===== DATASET SECTION =====

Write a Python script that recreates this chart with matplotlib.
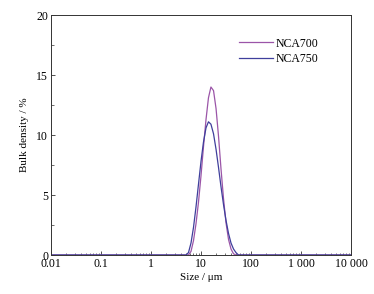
import numpy as np
import matplotlib
matplotlib.use('Agg')
import matplotlib.pyplot as plt
from matplotlib.ticker import LogLocator, FixedLocator, NullFormatter, MultipleLocator

plt.rcParams['font.family'] = ['Liberation Serif', 'DejaVu Serif']
plt.rcParams['font.size'] = 8.5

# particle size (um) and bulk density (%)
size = [0.01, 5.01, 5.62, 6.31, 7.08, 7.94, 8.91, 10.0, 11.2, 12.6, 14.1, 15.8,
        17.8, 20.0, 22.4, 25.1, 28.2, 31.6, 35.5, 39.8, 44.7, 50.1, 56.2, 10000]
nca700 = [0, 0, 0, 0.3, 1.2, 2.6, 4.4, 6.6, 9.0, 11.3, 13.1, 14.0,
          13.7, 12.2, 9.9, 7.2, 4.7, 2.7, 1.3, 0.5, 0.1, 0, 0, 0]
nca750 = [0, 0, 0.2, 1.0, 2.3, 4.0, 5.9, 7.8, 9.4, 10.6, 11.1, 10.9,
          10.1, 8.8, 7.3, 5.7, 4.2, 2.9, 1.8, 1.0, 0.5, 0.2, 0, 0]

xticks = [0.01, 0.1, 1, 10, 100, 1000, 10000]
xlabels = ['0.01', '0.1', '1', '10', '100', '1 000', '10 000']

fig = plt.figure(figsize=(3.74, 2.94), dpi=100)
ax = fig.add_axes([51/374, 1-255/294, 300/374, 240/294])

ax.plot(size, nca700, color='#9b55a8', lw=0.9, label='NCA700')
ax.plot(size, nca750, color='#3f3f9c', lw=0.9, label='NCA750')

ax.set_xscale('log')
ax.set_xlim(0.01, 10000)
ax.set_ylim(0, 20)
ax.xaxis.set_major_locator(FixedLocator(xticks))
ax.set_xticklabels(xlabels)
ax.xaxis.set_minor_locator(LogLocator(base=10, subs=np.arange(2, 10), numticks=20))
ax.xaxis.set_minor_formatter(NullFormatter())
ax.yaxis.set_major_locator(MultipleLocator(5))
ax.yaxis.set_minor_locator(MultipleLocator(2.5))

ax.tick_params(which='both', direction='in', color='#333333')
ax.tick_params(which='major', length=3, width=0.6, pad=2)
ax.tick_params(which='minor', length=1.8, width=0.5)
for s in ax.spines.values():
    s.set_linewidth(0.7)
    s.set_color('#333333')

ax.set_xlabel('Size / \u03bcm', fontsize=8, labelpad=2)
ax.set_ylabel('Bulk density / %', fontsize=8, labelpad=5)

leg = ax.legend(loc='upper right', bbox_to_anchor=(0.925, 0.95), frameon=False,
                handlelength=2.9, handletextpad=0.15, labelspacing=0.3, fontsize=8.5)

fig.savefig('out.png', dpi=100)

=====

DIRECTIONS - Give again, word for word, every line from the top of the data through the line with "ax = fig.add_axes([51/374, 1-255/294, 300/374, 240/294])", both ends included, and exclude the pictures.

EXPECTED ANSWER -
Write a Python script that recreates this chart with matplotlib.
import numpy as np
import matplotlib
matplotlib.use('Agg')
import matplotlib.pyplot as plt
from matplotlib.ticker import LogLocator, FixedLocator, NullFormatter, MultipleLocator

plt.rcParams['font.family'] = ['Liberation Serif', 'DejaVu Serif']
plt.rcParams['font.size'] = 8.5

# particle size (um) and bulk density (%)
size = [0.01, 5.01, 5.62, 6.31, 7.08, 7.94, 8.91, 10.0, 11.2, 12.6, 14.1, 15.8,
        17.8, 20.0, 22.4, 25.1, 28.2, 31.6, 35.5, 39.8, 44.7, 50.1, 56.2, 10000]
nca700 = [0, 0, 0, 0.3, 1.2, 2.6, 4.4, 6.6, 9.0, 11.3, 13.1, 14.0,
          13.7, 12.2, 9.9, 7.2, 4.7, 2.7, 1.3, 0.5, 0.1, 0, 0, 0]
nca750 = [0, 0, 0.2, 1.0, 2.3, 4.0, 5.9, 7.8, 9.4, 10.6, 11.1, 10.9,
          10.1, 8.8, 7.3, 5.7, 4.2, 2.9, 1.8, 1.0, 0.5, 0.2, 0, 0]

xticks = [0.01, 0.1, 1, 10, 100, 1000, 10000]
xlabels = ['0.01', '0.1', '1', '10', '100', '1 000', '10 000']

fig = plt.figure(figsize=(3.74, 2.94), dpi=100)
ax = fig.add_axes([51/374, 1-255/294, 300/374, 240/294])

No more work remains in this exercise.